Data section:
──────────────────────────────

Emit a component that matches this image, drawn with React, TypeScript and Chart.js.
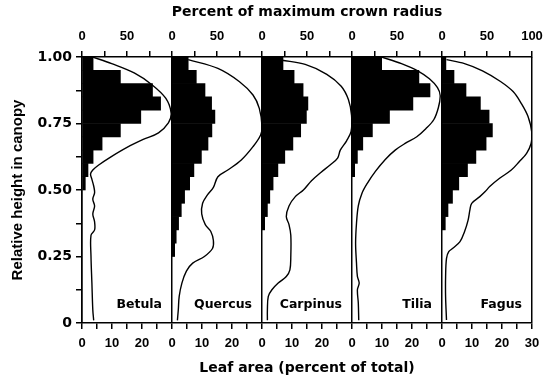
import React, { useEffect, useRef } from 'react';
import { Chart, registerables } from 'chart.js';

Chart.register(...registerables);

// ---------- data ----------
const species = ['Betula', 'Quercus', 'Carpinus', 'Tilia', 'Fagus'];

// each species sits in its own panel: leaf area axis 0-30 %, crown axis 0-100 %
const leafPanelSpan = 30;
const crownPanelSpan = 100;

// centres of the 0.05 height bins, from the top of the canopy down
const binHeights = [0.975, 0.925, 0.875, 0.825, 0.775, 0.725, 0.675, 0.625, 0.575, 0.525, 0.475, 0.425, 0.375, 0.325, 0.275];

// leaf area (percent of total) per height bin
const betulaLeaf = [3.7, 12.8, 23.5, 26.2, 19.6, 12.8, 6.7, 3.7, 2.0, 1.1];
const quercusLeaf = [5.4, 8.1, 11.0, 13.2, 14.3, 13.3, 12.0, 9.8, 7.3, 5.9, 4.2, 3.1, 2.2, 1.4, 0.9];
const carpinusLeaf = [7.0, 10.7, 13.7, 15.3, 14.8, 12.9, 10.3, 7.6, 5.3, 3.7, 2.6, 1.8, 0.9];
const tiliaLeaf = [9.9, 22.3, 26.0, 20.3, 12.5, 6.8, 3.6, 1.8, 0.9];
const fagusLeaf = [1.3, 4.0, 8.0, 12.8, 15.7, 16.8, 14.7, 11.3, 8.5, 5.6, 3.5, 2.0, 1.1];

// crown radius profile: [percent of maximum crown radius, relative height]
const betulaCrown: [number, number][] = [
  [12, 1.0], [33, 0.975], [58, 0.94], [78, 0.895], [93, 0.845], [99, 0.79], [96, 0.752], [85, 0.715],
  [68, 0.69], [50, 0.66], [30, 0.62], [19, 0.595], [12, 0.575], [9.5, 0.56], [11, 0.54], [13, 0.515],
  [14, 0.49], [12, 0.465], [14, 0.44], [12, 0.41], [14, 0.38], [14, 0.35], [10, 0.33], [10, 0.25],
  [11, 0.15], [12, 0.05], [13, 0.01],
];
const quercusCrown: [number, number][] = [
  [18, 0.99], [51, 0.957], [75, 0.907], [90, 0.857], [97, 0.807], [100, 0.74], [98.5, 0.707], [90, 0.663],
  [77, 0.613], [62, 0.575], [51, 0.55], [46, 0.51], [39, 0.48], [34, 0.45], [33, 0.41], [37, 0.37],
  [43, 0.345], [46, 0.31], [45, 0.28], [36, 0.25], [23, 0.225], [16, 0.195], [11, 0.15], [8, 0.1],
  [7, 0.05], [6, 0.01],
];
const carpinusCrown: [number, number][] = [
  [22, 0.988], [48, 0.972], [72, 0.935], [88, 0.89], [96, 0.84], [99.5, 0.78], [99, 0.72], [94, 0.685],
  [87, 0.65], [84, 0.62], [76, 0.595], [65, 0.565], [55, 0.535], [46, 0.5], [37, 0.475], [30, 0.44],
  [27, 0.4], [30, 0.37], [32, 0.33], [32, 0.25], [31, 0.2], [27, 0.175], [18, 0.15], [11, 0.125],
  [7, 0.1], [6, 0.05], [6, 0.01],
];
const tiliaCrown: [number, number][] = [
  [33, 1.0], [55, 0.975], [73, 0.948], [86, 0.918], [95, 0.885], [98, 0.855], [96, 0.81], [91, 0.765],
  [82, 0.73], [72, 0.7], [59, 0.675], [48, 0.65], [37, 0.615], [26, 0.57], [17, 0.525], [11, 0.487],
  [7, 0.44], [5, 0.375], [4, 0.3], [5, 0.225], [6, 0.175], [8, 0.15], [6, 0.125], [7, 0.075], [7.5, 0.01],
];
const fagusCrown: [number, number][] = [
  [5, 0.99], [25, 0.975], [45, 0.948], [65, 0.908], [79, 0.87], [88, 0.826], [95.6, 0.776], [100, 0.713],
  [99, 0.675], [94, 0.638], [86, 0.607], [77, 0.575], [64, 0.544], [53, 0.513], [48, 0.494], [42, 0.475],
  [33, 0.45], [31, 0.425], [29, 0.387], [25, 0.343], [20, 0.306], [12, 0.281], [7.5, 0.268], [5, 0.243],
  [4, 0.174], [4, 0.099], [5, 0.011],
];

const leafSeries = [betulaLeaf, quercusLeaf, carpinusLeaf, tiliaLeaf, fagusLeaf];
const crownSeries = [betulaCrown, quercusCrown, carpinusCrown, tiliaCrown, fagusCrown];

// tick labels
const heightTickLabels = ['0', '0.25', '0.50', '0.75', '1.00'];
const leafTickLabels = [0, 10, 20, 30];
const crownTickLabels = [0, 50, 100];

const BLACK = '#000000';
const tickFont = { family: '"Liberation Sans", Arial, sans-serif', size: 13, weight: 'bold' as const };
const titleFont = { family: '"DejaVu Sans", sans-serif', size: 14, weight: 'bold' as const };

const speciesLabelPlugin = {
  id: 'speciesLabels',
  afterDatasetsDraw(chart: any) {
    const ctx = chart.ctx;
    const xb = chart.scales.xb;
    ctx.save();
    ctx.font = 'bold 12.5px "DejaVu Sans", sans-serif';
    ctx.fillStyle = BLACK;
    ctx.textAlign = 'right';
    ctx.textBaseline = 'middle';
    species.forEach((name, i) => {
      const right = xb.getPixelForValue((i + 1) * leafPanelSpan);
      ctx.fillText(name, right - 10, chart.chartArea.bottom - 18);
    });
    ctx.restore();
  },
};

const panelLabel = (v: number, span: number, shown: number[], total: number) => {
  const r = Math.round(v - Math.floor(v / span + 1e-9) * span);
  if (Math.abs(v - total) < 1e-9) return String(span);
  return shown.includes(r) && r < span ? String(r) : '';
};

export default function App() {
  const ref = useRef<HTMLCanvasElement | null>(null);

  useEffect(() => {
    if (!ref.current) return;
    const n = species.length;
    const leafTotal = leafPanelSpan * n;
    const crownTotal = crownPanelSpan * n;

    const datasets: any[] = [];
    for (let i = 0; i < n; i++) {
      datasets.push({
        type: 'line',
        label: species[i] + ' crown radius',
        data: crownSeries[i].map(([p, h]) => ({ x: i * crownPanelSpan + p, y: h })),
        xAxisID: 'xt',
        yAxisID: 'y',
        borderColor: BLACK,
        borderWidth: 1.4,
        pointRadius: 0,
        tension: 0.35,
        fill: false,
        order: 0,
      });
      datasets.push({
        type: 'bar',
        label: species[i] + ' leaf area',
        indexAxis: 'y',
        data: leafSeries[i].map((v, k) => ({ x: [i * leafPanelSpan, i * leafPanelSpan + v], y: binHeights[k] })),
        xAxisID: 'xb',
        yAxisID: 'y',
        backgroundColor: BLACK,
        borderWidth: 0,
        borderSkipped: false,
        barPercentage: 1,
        categoryPercentage: 1,
        grouped: false,
        order: 1,
      });
    }

    const chart = new Chart(ref.current, {
      type: 'bar',
      data: { datasets },
      options: {
        responsive: false,
        animation: false,
        devicePixelRatio: 1,
        layout: { padding: { left: 0, right: 18, top: 0, bottom: 0 } },
        plugins: { legend: { display: false }, tooltip: { enabled: false } },
        scales: {
          y: {
            type: 'linear',
            axis: 'y',
            position: 'left',
            offset: false,
            min: 0,
            max: 1,
            ticks: {
              stepSize: 0.125,
              autoSkip: false,
              color: BLACK,
              padding: 4,
              font: { family: '"DejaVu Sans", sans-serif', size: 14, weight: 'bold' },
              callback: (v: number) => {
                const k = Math.round(v / 0.25);
                return Math.abs(v - k * 0.25) < 1e-6 ? heightTickLabels[k] : '';
              },
            },
            grid: { offset: false, drawOnChartArea: false, color: BLACK, tickLength: 6, lineWidth: 1.5 },
            border: { color: BLACK, width: 1.5 },
            title: {
              display: true,
              text: 'Relative height in canopy',
              color: BLACK,
              font: { family: '"Liberation Sans", Arial, sans-serif', size: 15, weight: 'bold' },
              padding: { top: 9, bottom: 0 },
            },
            afterFit: (s: any) => { s.width = 82; },
          },
          xb: {
            type: 'linear',
            axis: 'x',
            position: 'bottom',
            offset: false,
            min: 0,
            max: leafTotal,
            ticks: {
              stepSize: 5,
              autoSkip: false,
              maxRotation: 0,
              color: BLACK,
              padding: 7,
              font: tickFont,
              callback: (v: number) => panelLabel(v, leafPanelSpan, leafTickLabels, leafTotal),
            },
            grid: {
              offset: false,
              drawOnChartArea: true,
              color: (c: any) => (c.tick && Math.abs(c.tick.value % leafPanelSpan) < 1e-9 ? BLACK : 'rgba(0,0,0,0)'),
              tickColor: BLACK,
              tickLength: 6,
              lineWidth: 1.5,
            },
            border: { color: BLACK, width: 1.5 },
            title: {
              display: true,
              text: 'Leaf area (percent of total)',
              color: BLACK,
              font: titleFont,
              padding: { top: 0, bottom: 6 },
            },
            afterFit: (s: any) => { s.height = 60; },
          },
          xt: {
            type: 'linear',
            axis: 'x',
            position: 'top',
            offset: false,
            min: 0,
            max: crownTotal,
            ticks: {
              stepSize: 25,
              autoSkip: false,
              maxRotation: 0,
              color: BLACK,
              padding: 7,
              font: tickFont,
              callback: (v: number) => panelLabel(v, crownPanelSpan, crownTickLabels, crownTotal),
            },
            grid: { offset: false, drawOnChartArea: false, color: BLACK, tickLength: 6, lineWidth: 1.5 },
            border: { color: BLACK, width: 1.5 },
            title: {
              display: true,
              text: 'Percent of maximum crown radius',
              color: BLACK,
              font: titleFont,
              padding: { top: 4, bottom: 0 },
            },
            afterFit: (s: any) => { s.height = 57; },
          },
        },
      } as any,
      plugins: [speciesLabelPlugin],
    });
    return () => chart.destroy();
  }, []);

  return (
    <div style={{ position: 'fixed', left: 0, top: 0, width: 550, height: 383, background: '#ffffff' }}>
      <canvas ref={ref} width={550} height={383} />
    </div>
  );
}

──────────────────────────────

Brief: Emit the lines of the material exactly, from its first line to the line containing "Chart.register(...registerables);", inclusive; leave every picture out.

Response:
Emit a component that matches this image, drawn with React, TypeScript and Chart.js.
import React, { useEffect, useRef } from 'react';
import { Chart, registerables } from 'chart.js';

Chart.register(...registerables);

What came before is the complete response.